Similar to proof presented by (Ben-David et al., 2010), \(\varepsilon _{t}(h)\) can be simply redefined as follows:

$$\begin{aligned} \begin{aligned} \varepsilon _{t} (h)&= \varepsilon _{t} (h) + \varepsilon _{s} (h) - \varepsilon _{s} (h) \\&= \varepsilon _{s} (h) + \int p_{t}({\textbf{z}}) \mid \varphi ({\textbf{z}}) - \psi _{t}({\textbf{z}})\mid d{\textbf{z}}\\ {}&- \int p_{s}({\textbf{z}}) \mid \varphi ({\textbf{z}}) - \psi _{s}({\textbf{z}})\mid d{\textbf{z}}\\&= \varepsilon _{s} (h) + \int p_{t}({\textbf{z}}) r_{t}({\textbf{z}}) d{\textbf{z}}- \int p_{s}({\textbf{z}}) r_{s}({\textbf{z}}) d{\textbf{z}}. \\ \end{aligned} \end{aligned}$$
(5)

Let \(\int p_{t}({\textbf{z}}) r_{s}({\textbf{z}}) d{\textbf{z}}\) add to and subtract from Eq. (5),

$$\begin{aligned} \begin{aligned} \varepsilon _{t} (h)&= \varepsilon _{s} (h) + \int p_{t}({\textbf{z}}) r_{t}({\textbf{z}}) d{\textbf{z}}- \int p_{s}({\textbf{z}}) r_{s}({\textbf{z}}) d{\textbf{z}}\\&\qquad + \int p_{t}({\textbf{z}}) r_{s}({\textbf{z}}) d{\textbf{z}}- \int p_{t}({\textbf{z}}) r_{s}({\textbf{z}}) d{\textbf{z}}, \end{aligned} \end{aligned}$$
(6)

then we have:

$$\begin{aligned} \begin{aligned} \varepsilon _{t} (h)&= \underbrace{\varepsilon _{s} (h)}_{\textcircled {1}} + \underbrace{\int p_{t}({\textbf{z}}) (r_{t}({\textbf{z}}) - r_{s}({\textbf{z}}))d{\textbf{z}}}_{\textcircled {2}} + \underbrace{\int (p_{t}({\textbf{z}})-p_{s}({\textbf{z}})) r_{s}({\textbf{z}})d{\textbf{z}}}_{\textcircled {3}}. \end{aligned} \end{aligned}$$
(7)

The third term in Eq. (7) is zero when \(p_{t}({\textbf{z}})=p_{s}({\textbf{z}})\), and the second term can become zero when the labeling function on representation space remains fixed between the source and target domains.
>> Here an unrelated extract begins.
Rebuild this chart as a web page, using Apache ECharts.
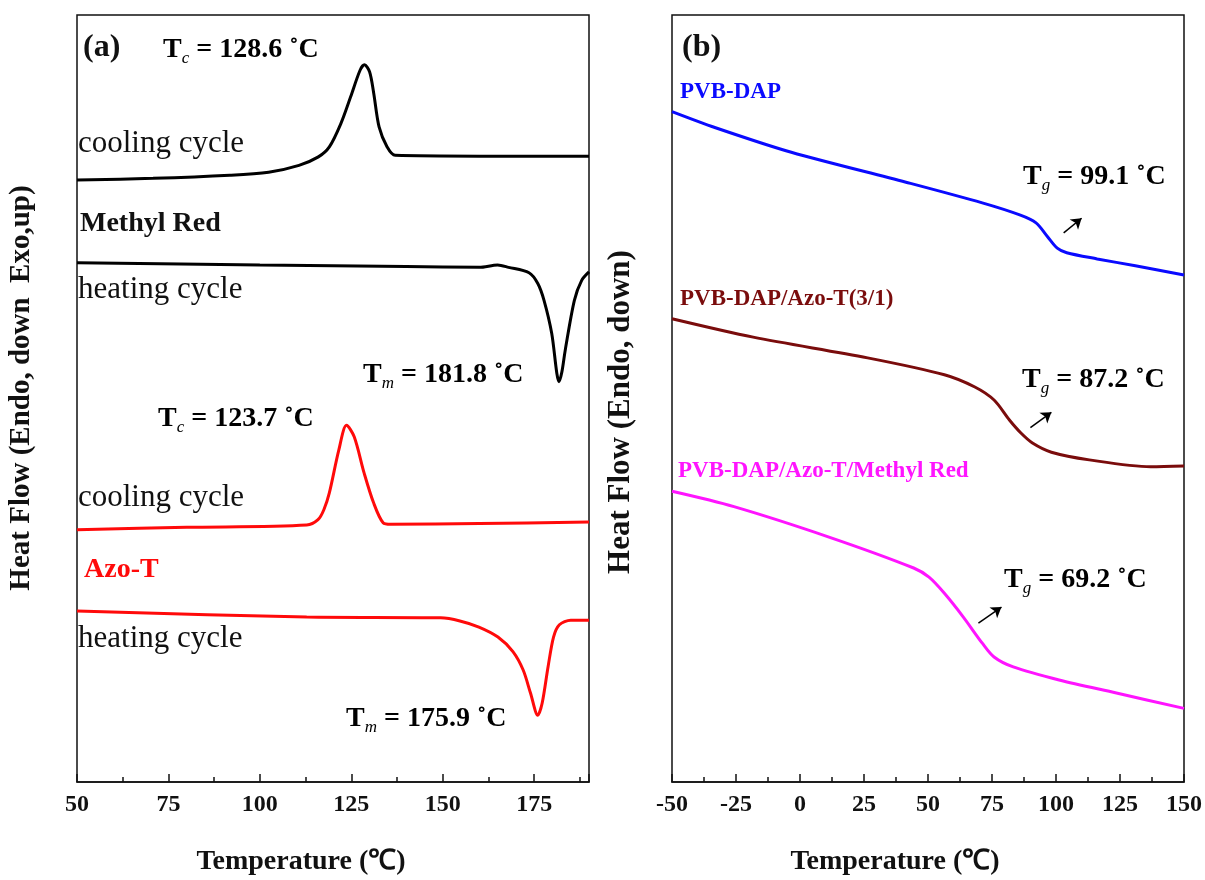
<!DOCTYPE html>
<html>
<head>
<meta charset="utf-8">
<script src="https://cdn.jsdelivr.net/npm/echarts@6/dist/echarts.min.js"></script>
<style>
html,body{margin:0;padding:0;background:#fff;}
#chart{width:1205px;height:880px;}
</style>
</head>
<body>
<div id="chart"></div>
<script>
// ---- Data (Temperature in °C, heat flow in arbitrary units) ----
const leftTicks = [50, 75, 100, 125, 150, 175];
const rightTicks = [-50, -25, 0, 25, 50, 75, 100, 125, 150];

// (a) Methyl Red, cooling cycle
const mrCoolT = [50, 70.8, 91.8, 102.4, 110.7, 116, 119, 122.2, 124.8, 127.4, 128.6, 130, 131.1, 132.6, 134.8, 137, 160, 190];
const mrCoolH = [78.5, 78.7, 79.1, 79.5, 80.4, 81.5, 82.8, 85.9, 89.3, 92.8, 93.5, 92.6, 89.9, 85.4, 82.8, 81.7, 81.6, 81.6];
// (a) Methyl Red, heating cycle
const mrHeatT = [50, 100, 140, 160, 165, 168, 173.6, 176, 177.7, 179.8, 181.2, 181.8, 182.6, 183.5, 186, 188, 190];
const mrHeatH = [67.7, 67.4, 67.2, 67.1, 67.4, 67.1, 66.4, 65.0, 62.8, 58.5, 53.3, 52.2, 53.5, 56.3, 62.8, 65.4, 66.5];
// (a) Azo-T, cooling cycle
const azoCoolT = [50, 80, 112.8, 115.9, 117.5, 119, 121.6, 123.7, 125.8, 128.5, 131.1, 133.7, 135.8, 160, 190];
const azoCoolH = [32.9, 33.2, 33.5, 34.2, 35.5, 37.7, 43.3, 46.5, 45.0, 40.3, 36.4, 33.8, 33.6, 33.7, 33.9];
// (a) Azo-T, heating cycle
const azoHeatT = [50, 112.8, 149.4, 154.7, 159.9, 165.1, 169.2, 172, 174, 176, 177.2, 178.8, 180.3, 181.9, 185, 190];
const azoHeatH = [22.3, 21.5, 21.4, 21.0, 20.2, 18.9, 17.0, 14.6, 11.6, 8.7, 10.3, 15.0, 18.9, 20.5, 21.1, 21.1];

// (b) PVB-DAP
const pvbT = [-50, -33, -3.4, 41.4, 71.2, 86.1, 92.2, 96.7, 100.5, 104.2, 116.1, 131, 150];
const pvbH = [87.4, 85.3, 82.1, 78.2, 75.5, 73.9, 72.9, 71.1, 69.6, 69.0, 68.2, 67.3, 66.1];
// (b) PVB-DAP/Azo-T(3/1)
const pvbAzoT = [-50, -18.3, 26.4, 56.4, 68.3, 75.8, 81.8, 86.3, 90.8, 98.2, 113, 137, 150];
const pvbAzoH = [60.4, 58.0, 55.3, 53.1, 51.5, 49.8, 47.2, 45.5, 44.2, 43.0, 42.0, 41.1, 41.2];
// (b) PVB-DAP/Azo-T/Methyl Red
const pvbMrT = [-50, -25.8, 11.6, 44.4, 50.4, 56.4, 63.8, 71.2, 75.8, 83.3, 101.2, 123.6, 150];
const pvbMrH = [37.9, 35.9, 31.9, 27.9, 26.7, 24.6, 21.5, 18.1, 16.3, 15.0, 13.3, 11.6, 9.6];

// Tg arrows (start -> end), panel (b)
const arrowT = [[103, 110], [90, 98.2], [69.7, 78.7]];
const arrowH = [[71.6, 73.5], [46.2, 48.2], [20.7, 22.8]];

// ---- Build ----
const FONT = '"Liberation Serif", "Times New Roman", serif';
function zip(a, b) { return a.map((v, i) => [v, b[i]]); }

const chart = echarts.init(document.getElementById('chart'), null, {renderer: 'canvas'});

function xAxisCfg(gridIndex, min, max, ticks) {
  return {
    type: 'value', gridIndex, min, max, interval: 25,
    axisLine: {show: true, onZero: false, lineStyle: {color: '#111', width: 1.5}},
    axisTick: {show: true, inside: true, length: 8, lineStyle: {color: '#111', width: 1.5}},
    minorTick: {show: true, splitNumber: 2, length: 5, lineStyle: {color: '#111', width: 1.5}},
    splitLine: {show: false},
    axisLabel: {
      show: true, margin: 11, color: '#111',
      fontFamily: FONT, fontWeight: 'bold', fontSize: 24,
      showMaxLabel: true, showMinLabel: true,
      formatter: v => ticks.indexOf(v) >= 0 ? String(v) : ''
    }
  };
}
function yAxisCfg(gridIndex) {
  return {
    type: 'value', gridIndex, min: 0, max: 100,
    axisLine: {show: false}, axisTick: {show: false}, axisLabel: {show: false}, splitLine: {show: false}
  };
}
function lineSeries(x, y, T, H, color) {
  return {
    type: 'line', xAxisIndex: x, yAxisIndex: x, data: zip(T, H),
    showSymbol: false, smooth: 0.3,
    lineStyle: {color, width: 3}, itemStyle: {color}, silent: true, animation: false
  };
}

const series = [
  lineSeries(0, 0, mrCoolT, mrCoolH, '#000000'),
  lineSeries(0, 0, mrHeatT, mrHeatH, '#000000'),
  lineSeries(0, 0, azoCoolT, azoCoolH, '#ff0a0a'),
  lineSeries(0, 0, azoHeatT, azoHeatH, '#ff0a0a'),
  lineSeries(1, 1, pvbT, pvbH, '#0a0aff'),
  lineSeries(1, 1, pvbAzoT, pvbAzoH, '#7a0c0c'),
  lineSeries(1, 1, pvbMrT, pvbMrH, '#ff14ff')
];
// arrows
series.push({
  type: 'line', xAxisIndex: 1, yAxisIndex: 1, data: [], silent: true, animation: false,
  markLine: {
    silent: true, animation: false, symbol: ['none', 'arrow'], symbolSize: 10,
    label: {show: false},
    lineStyle: {color: '#000', width: 1.5, type: 'solid'},
    data: arrowT.map((t, i) => [{coord: [t[0], arrowH[i][0]]}, {coord: [t[1], arrowH[i][1]]}])
  }
});

function richT(sub, rest, x, y) {
  return {
    type: 'text', left: x, top: y,
    style: {
      text: '{m|T}{s|' + sub + '}{m|' + rest + '}',
      rich: {
        m: {fontFamily: FONT, fontSize: 28, fontWeight: 'bold', color: '#111', lineHeight: 34, verticalAlign: 'middle'},
        s: {fontFamily: FONT, fontSize: 17, fontStyle: 'italic', color: '#111', lineHeight: 16, verticalAlign: 'bottom'}
      }
    }
  };
}
function plain(text, x, y, size, color, bold) {
  return {
    type: 'text', left: x, top: y,
    style: {text, fontFamily: FONT, fontSize: size, fontWeight: bold ? 'bold' : 'normal', fill: color}
  };
}
function centered(text, x, y, size, rot) {
  return {
    type: 'text', x, y, rotation: rot,
    style: {text, fontFamily: FONT, fontSize: size, fontWeight: 'bold', fill: '#111', align: 'center', verticalAlign: 'middle'}
  };
}

const graphics = [
  plain('(a)', 83, 32, 32, '#111', true),
  richT('c', ' = 128.6 \u02DAC', 163, 36),
  plain('cooling cycle', 78, 128, 31, '#111', false),
  plain('Methyl Red', 80, 210, 28, '#111', true),
  plain('heating cycle', 78, 274, 31, '#111', false),
  richT('m', ' = 181.8 \u02DAC', 363, 361),
  richT('c', ' = 123.7 \u02DAC', 158, 405),
  plain('cooling cycle', 78, 482, 31, '#111', false),
  plain('Azo-T', 84, 556, 28, '#ff0a0a', true),
  plain('heating cycle', 78, 623, 31, '#111', false),
  richT('m', ' = 175.9 \u02DAC', 346, 705),

  plain('(b)', 682, 32, 32, '#111', true),
  plain('PVB-DAP', 680, 81, 23, '#0a0aff', true),
  richT('g', ' = 99.1 \u02DAC', 1023, 163),
  plain('PVB-DAP/Azo-T(3/1)', 680, 288, 23, '#7a0c0c', true),
  richT('g', ' = 87.2 \u02DAC', 1022, 366),
  plain('PVB-DAP/Azo-T/Methyl Red', 678, 460, 23, '#ff14ff', true),
  richT('g', ' = 69.2 \u02DAC', 1004, 566),

  centered('Heat Flow (Endo, down  Exo,up)', 22, 388, 29, Math.PI / 2),
  centered('Heat Flow (Endo, down)', 621, 412, 31, Math.PI / 2),
  centered('Temperature (\u2103)', 301, 862, 28, 0),
  centered('Temperature (\u2103)', 895, 862, 28, 0)
];

chart.setOption({
  animation: false,
  backgroundColor: '#ffffff',
  grid: [
    {left: 77, right: 1205 - 589, top: 15, bottom: 880 - 782, show: true, borderColor: '#111', borderWidth: 1.5, backgroundColor: 'transparent'},
    {left: 672, right: 1205 - 1185, top: 15, bottom: 880 - 782, show: true, borderColor: '#111', borderWidth: 1.5, backgroundColor: 'transparent'}
  ],
  xAxis: [xAxisCfg(0, 50, 190, leftTicks), xAxisCfg(1, -50, 150, rightTicks)],
  yAxis: [yAxisCfg(0), yAxisCfg(1)],
  series,
  graphic: graphics
});
</script>
</body>
</html>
Indeed, we have \(r_{t}({\textbf{z}})-r_{s}({\textbf{z}}) = \mid \varphi ({\textbf{z}})-\psi _{t}({\textbf{z}}) \mid -\mid \varphi ({\textbf{z}})-\psi _{s}({\textbf{z}}) \mid \le \mid \psi _{t}({\textbf{z}})-\psi _{s}({\textbf{z}}) \mid\). However, as we do not have labels for the target domain, we have no control over the second term. (Wu et al., 2019) studied an upperbound to the third term of Eq. (7), as follows:

$$\begin{aligned} \begin{aligned} \textcircled {3}&= \int {\bigg ({\frac{p_{t}({\textbf{z}})}{p_{s}({\textbf{z}})}}- 1 \bigg ) p_{s}({\textbf{z}}) r_{s}({\textbf{z}})d{\textbf{z}}} \le \bigg (sup_{{\textbf{z}}\in {\mathcal {Z}}}{\frac{p_{t}({\textbf{z}})}{p_{s}({\textbf{z}})}}- 1 \bigg ) \varepsilon _{s} (h) \end{aligned} \end{aligned}$$
(8)

This upperbound shows that if \(\varepsilon _{s} (h) = 0\), then the condition \(p_{t}({\textbf{z}}) = p_{s}({\textbf{z}})\) is no longer needed to make the third term in Eq. (7) equal to zero. Note that in domain-invariant representation learning, we assume that the ratio \(\textstyle {\frac{p_{t}({\textbf{z}})}{p_{s}({\textbf{z}})}}\) is equal to 1. Therefore, this equality enforcement (\(\textstyle {\frac{p_{t}({\textbf{z}})}{p_{s}({\textbf{z}})} = 1}\)) may deteriorate the adaptability. As a result, we suggest relaxing this equality to \(\textstyle {\frac{p_{t}({\textbf{z}})}{p_{s}({\textbf{z}})} = \;|\det (J_{{f}^{-1}}({\textbf{z}}_s)) |}\), which helps to transfer the cross-domain knowledge between the latent spaces without any loss of information.

5 The MapFlow framework

The learning of a joint distribution of source and target data has been studied for domain adaptation (Long et al., 2013; Liu et al., 2017; Courty et al., 2017; Damodaran et al., 2018). However, these methods assume shared latent space or cycle-consistency, which are both rather restrictive, as they impose strict constraints while modeling complex distributions in the latent space (Bouvier et al., 2019; Johansson et al., 2019). To tackle this, a general framework is presented to infer the joint distribution from the marginal ones without any additional assumption on the structure of the joint distribution. In this framework, we generalize the relationship between source and target representations by using an invertible neural network, through which the distribution of the target representation can be modeled without enforcing a strict constraint. We formulate the lower bound on the joint probability distribution over input spaces, which can be leveraged for the following multi-task learning objectives: 1) image translation between two domains, 2) sampling, and 3) classification.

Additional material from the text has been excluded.